Memo To: Treasury Secretary Paul O’Neill
From: Jude Wanniski
Re: What Makes it “Strong”

I’m glad you appeared on the Evans/Novak/Hunt/Shields program this past weekend, even though you made no news to speak of. At least I got to see why you think a “strong dollar” is good for the economy. You clearly equate “strength” with productivity, and because you correctly believe the nation’s productivity is a goal to be cherished, you think you must tell the world you are absolutely in favor of a strong dollar. It is natural that you make that connection, because in the most recent past, a dollar that has increased in value relative to other currencies has been accompanied by a strong economy, increased government revenues, budget surpluses, low unemployment, low inflation rates, and lower interest rates. There is no correlation over time, though, and it is easy to see why.

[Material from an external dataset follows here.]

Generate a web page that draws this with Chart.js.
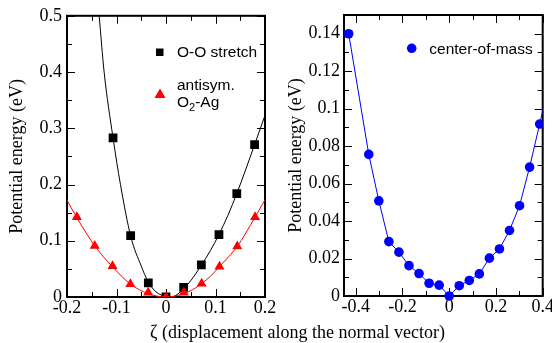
<!DOCTYPE html>
<html>
<head>
<meta charset="utf-8">
<script src="https://cdn.jsdelivr.net/npm/chart.js@4.4.1/dist/chart.umd.min.js"></script>
<style>
  html, body { margin: 0; padding: 0; background: #fff; width: 552px; height: 343px; overflow: hidden; position: relative; }
  .panel { position: absolute; top: 0; height: 343px; }
  #panelLeft { left: 0; width: 280px; }
  #panelRight { left: 276px; width: 300px; }
  #xTitle {
    position: absolute; left: 0; top: 322px; width: 595px; text-align: center;
    font: 18px/20px 'Liberation Serif', 'Times New Roman', serif; color: #000; white-space: nowrap;
  }
</style>
</head>
<body>
<div class="panel" id="panelLeft"><canvas id="chartLeft" width="280" height="343"></canvas></div>
<div class="panel" id="panelRight"><canvas id="chartRight" width="300" height="343"></canvas></div>
<div id="xTitle">ζ (displacement along the normal vector)</div>

<script>
// ═══════════ DATA ═══════════
// O-O stretch: computed points and fitted curve
const stretchZeta = [-0.107, -0.0714, -0.0357, 0, 0.0357, 0.0714, 0.107, 0.143, 0.179];
const stretchE    = [0.283, 0.109, 0.025, 0, 0.017, 0.057, 0.111, 0.184, 0.271];
const stretchFitZeta = [-0.135, -0.125, -0.107, -0.092, -0.071, -0.05, -0.036, -0.02, 0, 0.01, 0.02, 0.036, 0.05, 0.071, 0.09, 0.107, 0.125, 0.143, 0.16, 0.179, 0.2];
const stretchFitE    = [0.5, 0.4, 0.283, 0.2, 0.107, 0.055, 0.027, 0.009, 0.001, 0, 0.003, 0.015, 0.029, 0.056, 0.083, 0.111, 0.145, 0.184, 0.224, 0.271, 0.323];

// antisym. O2-Ag: computed points and fitted curve
const antiZeta = [-0.18, -0.144, -0.108, -0.072, -0.036, 0, 0.036, 0.072, 0.108, 0.144, 0.18];
const antiE    = [0.142, 0.091, 0.055, 0.023, 0.008, 0, 0.008, 0.024, 0.054, 0.090, 0.142];
const antiFitZeta = [-0.2, -0.18, -0.16, -0.144, -0.126, -0.108, -0.09, -0.072, -0.054, -0.036, -0.018, 0, 0.018, 0.036, 0.054, 0.072, 0.09, 0.108, 0.126, 0.144, 0.16, 0.18, 0.2];
const antiFitE    = [0.172, 0.141, 0.112, 0.091, 0.071, 0.054, 0.037, 0.023, 0.013, 0.006, 0.0015, 0, 0.0015, 0.006, 0.013, 0.024, 0.037, 0.054, 0.071, 0.090, 0.112, 0.142, 0.173];

// center-of-mass displacement
const comZeta = [-0.43, -0.344, -0.301, -0.258, -0.215, -0.172, -0.129, -0.086, -0.043, 0, 0.043, 0.086, 0.129, 0.172, 0.215, 0.258, 0.301, 0.344, 0.387, 0.43];
const comE    = [0.140, 0.0756, 0.0508, 0.029, 0.0234, 0.0162, 0.012, 0.0068, 0.0058, 0, 0.0055, 0.0083, 0.0118, 0.0202, 0.0251, 0.035, 0.0482, 0.0688, 0.0918, 0.115];

// axis ticks
const leftXTicks  = [-0.2, -0.1, 0, 0.1, 0.2];
const leftXMinor  = [-0.15, -0.05, 0.05, 0.15];
const leftYTicks  = [0, 0.1, 0.2, 0.3, 0.4, 0.5];
const leftYMinor  = [0.05, 0.15, 0.25, 0.35, 0.45];
const rightXTicks = [-0.4, -0.2, 0, 0.2, 0.4];
const rightXMinor = [-0.3, -0.1, 0.1, 0.3];
const rightYTicks = [0, 0.02, 0.04, 0.06, 0.08, 0.1, 0.12, 0.14];
const rightYMinor = [0.01, 0.03, 0.05, 0.07, 0.09, 0.11, 0.13, 0.15];

// ═══════════ HELPERS ═══════════
const SERIF = "'Liberation Serif', 'Times New Roman', serif";
const SANS = "'Liberation Sans', Arial, sans-serif";
const pts = (xs, ys) => xs.map((x, i) => ({ x, y: ys[i] }));
const fmt = v => String(+(+v).toFixed(3));

function axis(min, max, ticks, pad, size, isX, title) {
  const cfg = {
    type: 'linear', min, max,
    grid: { display: false, drawTicks: false },
    border: { display: false },
    ticks: { font: { family: SERIF, size: 18 }, color: '#000', padding: pad, autoSkip: false, maxRotation: 0, callback: fmt },
    afterBuildTicks: s => { s.ticks = ticks.map(v => ({ value: v })); },
    afterFit: s => { if (isX) s.height = size; else s.width = size; }
  };
  if (title) cfg.title = { display: true, text: title.text, font: { family: SERIF, size: 18 }, color: '#000', padding: { top: title.pad, bottom: 0 } };
  return cfg;
}

// frame + inward ticks on all four sides
function frame(minorX, minorY) {
  return {
    id: 'frame',
    beforeDatasetsDraw(chart) {
      const { ctx, chartArea: a, scales: { x, y } } = chart;
      const px = v => Math.round(x.getPixelForValue(v)) + 0.5;
      const py = v => Math.round(y.getPixelForValue(v)) + 0.5;
      ctx.save();
      ctx.strokeStyle = '#000';
      ctx.lineWidth = 1;
      ctx.beginPath();
      const tickX = (vals, len) => vals.forEach(v => {
        const p = px(v);
        ctx.moveTo(p, a.bottom); ctx.lineTo(p, a.bottom - len);
        ctx.moveTo(p, a.top); ctx.lineTo(p, a.top + len);
      });
      const tickY = (vals, len) => vals.forEach(v => {
        const p = py(v);
        ctx.moveTo(a.left, p); ctx.lineTo(a.left + len, p);
        ctx.moveTo(a.right, p); ctx.lineTo(a.right - len, p);
      });
      tickX(x.ticks.map(t => t.value), 8);
      tickY(y.ticks.map(t => t.value), 8);
      tickX(minorX, 5);
      tickY(minorY, 5);
      ctx.stroke();
      ctx.lineWidth = 2;
      ctx.strokeRect(a.left, a.top, a.right - a.left, a.bottom - a.top);
      ctx.restore();
    }
  };
}

const legendLeft = {
  id: 'legendLeft',
  afterDraw(chart) {
    const ctx = chart.ctx;
    ctx.save();
    ctx.fillStyle = '#000';
    ctx.fillRect(156, 48.5, 7.5, 7.5);
    ctx.fillStyle = '#ff0000';
    ctx.beginPath();
    ctx.moveTo(160, 88.5); ctx.lineTo(165.5, 98); ctx.lineTo(154.5, 98);
    ctx.closePath(); ctx.fill();

    ctx.fillStyle = '#000';
    ctx.textBaseline = 'alphabetic';
    ctx.font = `15.5px ${SANS}`;
    ctx.fillText('O-O stretch', 177, 56.5);
    ctx.fillText('antisym.', 177, 90);
    let x = 177;
    ctx.fillText('O', x, 107);
    x += ctx.measureText('O').width;
    ctx.font = `11px ${SANS}`;
    ctx.fillText('2', x, 111);
    x += ctx.measureText('2').width;
    ctx.font = `15.5px ${SANS}`;
    ctx.fillText('-Ag', x, 107);
    ctx.restore();
  }
};

const legendRight = {
  id: 'legendRight',
  afterDraw(chart) {
    const ctx = chart.ctx;
    ctx.save();
    ctx.fillStyle = '#0000ff';
    ctx.beginPath();
    ctx.arc(411.7 - 276, 48.3, 4.8, 0, Math.PI * 2);
    ctx.fill();
    ctx.fillStyle = '#000';
    ctx.font = `15.5px ${SANS}`;
    ctx.fillText('center-of-mass', 429.3 - 276, 53.5);
    ctx.restore();
  }
};

const baseOpts = {
  responsive: false,
  animation: false,
  events: [],
  plugins: { legend: { display: false }, tooltip: { enabled: false } }
};

// ═══════════ LEFT: O-O stretch / antisym. O2-Ag ═══════════
new Chart(document.getElementById('chartLeft'), {
  type: 'line',
  data: {
    datasets: [
      { data: pts(antiZeta, antiE), showLine: false, pointStyle: 'triangle', pointRadius: 5.8, pointBorderWidth: 0, backgroundColor: '#ff0000', borderColor: '#ff0000', order: 1 },
      { data: pts(antiFitZeta, antiFitE), borderColor: '#ff0000', borderWidth: 1, pointRadius: 0, cubicInterpolationMode: 'monotone', order: 2 },
      { data: pts(stretchZeta, stretchE), showLine: false, pointStyle: 'rect', pointRadius: 6.2, pointBorderWidth: 0, backgroundColor: '#000', borderColor: '#000', order: 3 },
      { data: pts(stretchFitZeta, stretchFitE), borderColor: '#000', borderWidth: 1, pointRadius: 0, cubicInterpolationMode: 'monotone', order: 4 }
    ]
  },
  options: {
    ...baseOpts,
    layout: { padding: { top: 15, right: 15, bottom: 16, left: 0 } },
    scales: {
      x: axis(-0.2, 0.2, leftXTicks, 0, 30, true),
      y: axis(0, 0.5, leftYTicks, 5, 67, false, { text: 'Potential energy (eV)', pad: 6 })
    }
  },
  plugins: [frame(leftXMinor, leftYMinor), legendLeft]
});

// ═══════════ RIGHT: center-of-mass ═══════════
new Chart(document.getElementById('chartRight'), {
  type: 'line',
  data: {
    datasets: [
      {
        data: pts(comZeta, comE),
        borderColor: '#0000ff', borderWidth: 1, backgroundColor: '#0000ff',
        pointRadius: 4.8, pointBorderWidth: 0, tension: 0,
        clip: { left: 8, top: 8, right: 0, bottom: 8 }
      }
    ]
  },
  options: {
    ...baseOpts,
    layout: { padding: { top: 15, right: 33.3, bottom: 17, left: 0 } },
    scales: {
      x: axis(-0.45, 0.4, rightXTicks, 0, 30, true),
      y: axis(0, 0.15, rightYTicks, 4, 68, false, { text: 'Potential energy (eV)', pad: 9 })
    }
  },
  plugins: [frame(rightXMinor, rightYMinor), legendRight]
});
</script>
</body>
</html>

When you think of people wanting dollars, you think of them as wanting to invest in the U.S., which is how you put it to Novak. Dollars, though, are not investment opportunities, though, as they pay no interest and pay no dividends. If you are a foreigner and want to buy shares of IBM, you will have to acquire dollars in order to do so. But whoever sells you the IBM shares will then have the dollars that you acquired by either selling us goods or services you have produced abroad, or by finding someone with dollars who would like to buy those goods, and needs to convert them into your currency to complete the transaction. You see, Paul, productivity has definite connections to other assets that are priced in dollars, but not to dollars themselves. You can persuade yourself of this by noting that other countries that tie their currencies to the dollar, which Argentina has done in its constitution, can have extremely weak economies with negative productivity growth – even though the peso is equal to the dollar. You may have let Alan Greenspan smoke this strong-dollar/productivity argument past you at one of your weekly lunches, as he pooh-poohs the argument that he is to blame for the problems of our economy by failing to supply the dollar liquidity which the market has needed and wanted. It is hard to admit mistakes when you have been celebrated in song and story as the Master of the Universe.

The dollar was weak in those years when inflation was the problem afflicting our economy and the world’s, as the world tends to key its currencies against the dollar. This was because of the law of supply and demand. If the system wants X dollars and the Fed supplies X+Y, then the supply exceeds the demand, and each dollar becomes worth less in terms of real goods and services, which is what we know of as monetary inflation. If the system wants X dollars and the Fed supplies X-Y, then the demand exceeds the supply, and each dollar becomes worth more in terms of real goods and services, which is monetary deflation. It was enlightening to have Novak ask you if you consider us in a deflation, based on low commodity prices, and for you to say you did not think so. If you clear away the productivity matter, which may confuse you, I think you may come around to seeing there is no other explanation. We are in the midst of a deflationary process that will get worse if you do not come to grips with it.